§ Written task: Leave out any picture and return the remaining listing below exactly as given.

§ Stored data:
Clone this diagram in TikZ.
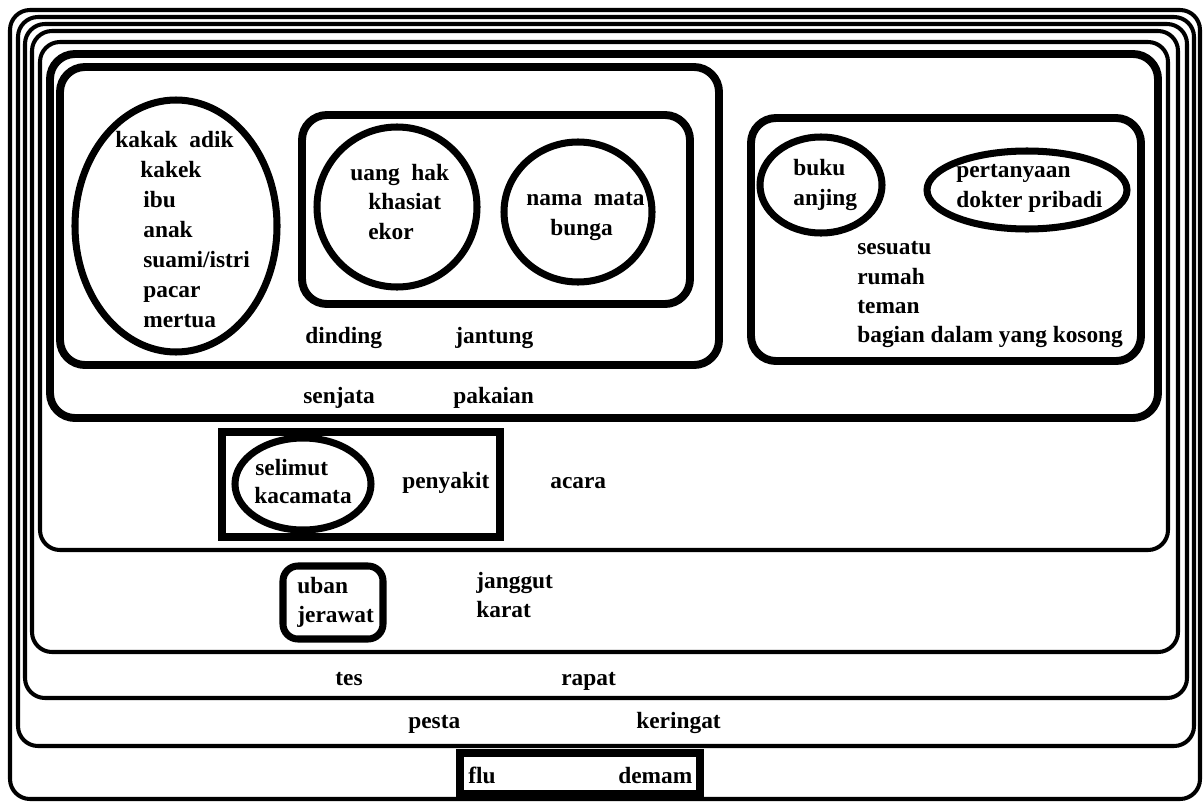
\documentclass[tikz,border=0pt]{standalone}
\usepackage{fontspec}
\setmainfont{Liberation Serif}

\tikzset{
  word/.style={font=\fontsize{13.3}{16}\selectfont\bfseries, inner sep=0pt, anchor=base west},
  layer/.style={line width=2.3pt, rounded corners=0.4cm},
  thickbox/.style={line width=4.5pt, rounded corners=0.5cm},
  ring/.style={line width=4pt},
  squarebox/.style={line width=5pt}
}

\begin{document}
\begin{tikzpicture}[x=0.02cm, y=-0.02cm]
  \useasboundingbox (0,0) rectangle (1203,801);
  % Nested layers
  \draw[layer] (10,10) rectangle (1200,799);
  \draw[layer] (18,17) rectangle (1194,746);
  \draw[layer] (25,24) rectangle (1187,698);
  \draw[layer] (32,31) rectangle (1178,652);
  \draw[layer] (40,42) rectangle (1168,550);
  \draw[thickbox] (50,54) rectangle (1158,418);
  \draw[thickbox] (60,67) rectangle (719,365);
  \draw[thickbox] (302,115) rectangle (690,304);
  \draw[thickbox] (751,118) rectangle (1141,361);
  % Ellipses
  \draw[ring] (176,226) ellipse [x radius=101, y radius=126];
  \draw[ring] (397,207) ellipse [x radius=80, y radius=80];
  \draw[ring] (578,212) ellipse [x radius=74, y radius=70];
  \draw[ring] (821,185) ellipse [x radius=61, y radius=48];
  \draw[ring] (1027,190) ellipse [x radius=100, y radius=39];
  \draw[ring] (303,484) ellipse [x radius=68, y radius=46];
  % Small boxes
  \draw[squarebox] (222,432) rectangle (500,537);
  \draw[line width=4pt, rounded corners=0.3cm] (283,566) rectangle (383,639);
  \draw[squarebox] (460,753) rectangle (700,794);

  % Family ellipse
  \node[word] (kakakadik) at (115,147) {kakak\ \ adik};
  \node[word] (kakek) at (140,177) {kakek};
  \node[word] (ibu) at (143,207) {ibu};
  \node[word] (anak) at (143,237) {anak};
  \node[word] (suami) at (143,267) {suami/istri};
  \node[word] (pacar) at (143,297) {pacar};
  \node[word] (mertua) at (143,327) {mertua};
  % Inner box
  \node[word] (uanghak) at (350,180) {uang\ \ hak};
  \node[word] (khasiat) at (368,209) {khasiat};
  \node[word] (ekor) at (368,239) {ekor};
  \node[word] (namamata) at (526,205) {nama\ \ mata};
  \node[word] (bunga) at (550,235) {bunga};
  \node[word] (dinding) at (305,343) {dinding};
  \node[word] (jantung) at (455,343) {jantung};
  \node[word] (senjata) at (303,403) {senjata};
  \node[word] (pakaian) at (453,403) {pakaian};
  % Right box
  \node[word] (buku) at (793,175) {buku};
  \node[word] (anjing) at (793,205) {anjing};
  \node[word] (pertanyaan) at (956,177) {pertanyaan};
  \node[word] (dokter) at (956,207) {dokter pribadi};
  \node[word] (sesuatu) at (857,254) {sesuatu};
  \node[word] (rumah) at (857,284) {rumah};
  \node[word] (teman) at (857,313) {teman};
  \node[word] (bagian) at (857,342) {bagian dalam yang kosong};
  % Lower layers
  \node[word] (selimut) at (255,475) {selimut};
  \node[word] (kacamata) at (254,503) {kacamata};
  \node[word] (penyakit) at (402,488) {penyakit};
  \node[word] (acara) at (550,488) {acara};
  \node[word] (uban) at (297,593) {uban};
  \node[word] (jerawat) at (297,622) {jerawat};
  \node[word] (janggut) at (476,588) {janggut};
  \node[word] (karat) at (476,617) {karat};
  \node[word] (tes) at (335,685) {tes};
  \node[word] (rapat) at (561,685) {rapat};
  \node[word] (pesta) at (408,728) {pesta};
  \node[word] (keringat) at (636,728) {keringat};
  \node[word] (flu) at (468,783) {flu};
  \node[word] (demam) at (618,783) {demam};
\end{tikzpicture}
\end{document}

§ Written response:
Clone this diagram in TikZ.
\documentclass[tikz,border=0pt]{standalone}
\usepackage{fontspec}
\setmainfont{Liberation Serif}

\tikzset{
  word/.style={font=\fontsize{13.3}{16}\selectfont\bfseries, inner sep=0pt, anchor=base west},
  layer/.style={line width=2.3pt, rounded corners=0.4cm},
  thickbox/.style={line width=4.5pt, rounded corners=0.5cm},
  ring/.style={line width=4pt},
  squarebox/.style={line width=5pt}
}

\begin{document}
\begin{tikzpicture}[x=0.02cm, y=-0.02cm]
  \useasboundingbox (0,0) rectangle (1203,801);
  % Nested layers
  \draw[layer] (10,10) rectangle (1200,799);
  \draw[layer] (18,17) rectangle (1194,746);
  \draw[layer] (25,24) rectangle (1187,698);
  \draw[layer] (32,31) rectangle (1178,652);
  \draw[layer] (40,42) rectangle (1168,550);
  \draw[thickbox] (50,54) rectangle (1158,418);
  \draw[thickbox] (60,67) rectangle (719,365);
  \draw[thickbox] (302,115) rectangle (690,304);
  \draw[thickbox] (751,118) rectangle (1141,361);
  % Ellipses
  \draw[ring] (176,226) ellipse [x radius=101, y radius=126];
  \draw[ring] (397,207) ellipse [x radius=80, y radius=80];
  \draw[ring] (578,212) ellipse [x radius=74, y radius=70];
  \draw[ring] (821,185) ellipse [x radius=61, y radius=48];
  \draw[ring] (1027,190) ellipse [x radius=100, y radius=39];
  \draw[ring] (303,484) ellipse [x radius=68, y radius=46];
  % Small boxes
  \draw[squarebox] (222,432) rectangle (500,537);
  \draw[line width=4pt, rounded corners=0.3cm] (283,566) rectangle (383,639);
  \draw[squarebox] (460,753) rectangle (700,794);

  % Family ellipse
  \node[word] (kakakadik) at (115,147) {kakak\ \ adik};
  \node[word] (kakek) at (140,177) {kakek};
  \node[word] (ibu) at (143,207) {ibu};
  \node[word] (anak) at (143,237) {anak};
  \node[word] (suami) at (143,267) {suami/istri};
  \node[word] (pacar) at (143,297) {pacar};
  \node[word] (mertua) at (143,327) {mertua};
  % Inner box
  \node[word] (uanghak) at (350,180) {uang\ \ hak};
  \node[word] (khasiat) at (368,209) {khasiat};
  \node[word] (ekor) at (368,239) {ekor};
  \node[word] (namamata) at (526,205) {nama\ \ mata};
  \node[word] (bunga) at (550,235) {bunga};
  \node[word] (dinding) at (305,343) {dinding};
  \node[word] (jantung) at (455,343) {jantung};
  \node[word] (senjata) at (303,403) {senjata};
  \node[word] (pakaian) at (453,403) {pakaian};
  % Right box
  \node[word] (buku) at (793,175) {buku};
  \node[word] (anjing) at (793,205) {anjing};
  \node[word] (pertanyaan) at (956,177) {pertanyaan};
  \node[word] (dokter) at (956,207) {dokter pribadi};
  \node[word] (sesuatu) at (857,254) {sesuatu};
  \node[word] (rumah) at (857,284) {rumah};
  \node[word] (teman) at (857,313) {teman};
  \node[word] (bagian) at (857,342) {bagian dalam yang kosong};
  % Lower layers
  \node[word] (selimut) at (255,475) {selimut};
  \node[word] (kacamata) at (254,503) {kacamata};
  \node[word] (penyakit) at (402,488) {penyakit};
  \node[word] (acara) at (550,488) {acara};
  \node[word] (uban) at (297,593) {uban};
  \node[word] (jerawat) at (297,622) {jerawat};
  \node[word] (janggut) at (476,588) {janggut};
  \node[word] (karat) at (476,617) {karat};
  \node[word] (tes) at (335,685) {tes};
  \node[word] (rapat) at (561,685) {rapat};
  \node[word] (pesta) at (408,728) {pesta};
  \node[word] (keringat) at (636,728) {keringat};
  \node[word] (flu) at (468,783) {flu};
  \node[word] (demam) at (618,783) {demam};
\end{tikzpicture}
\end{document}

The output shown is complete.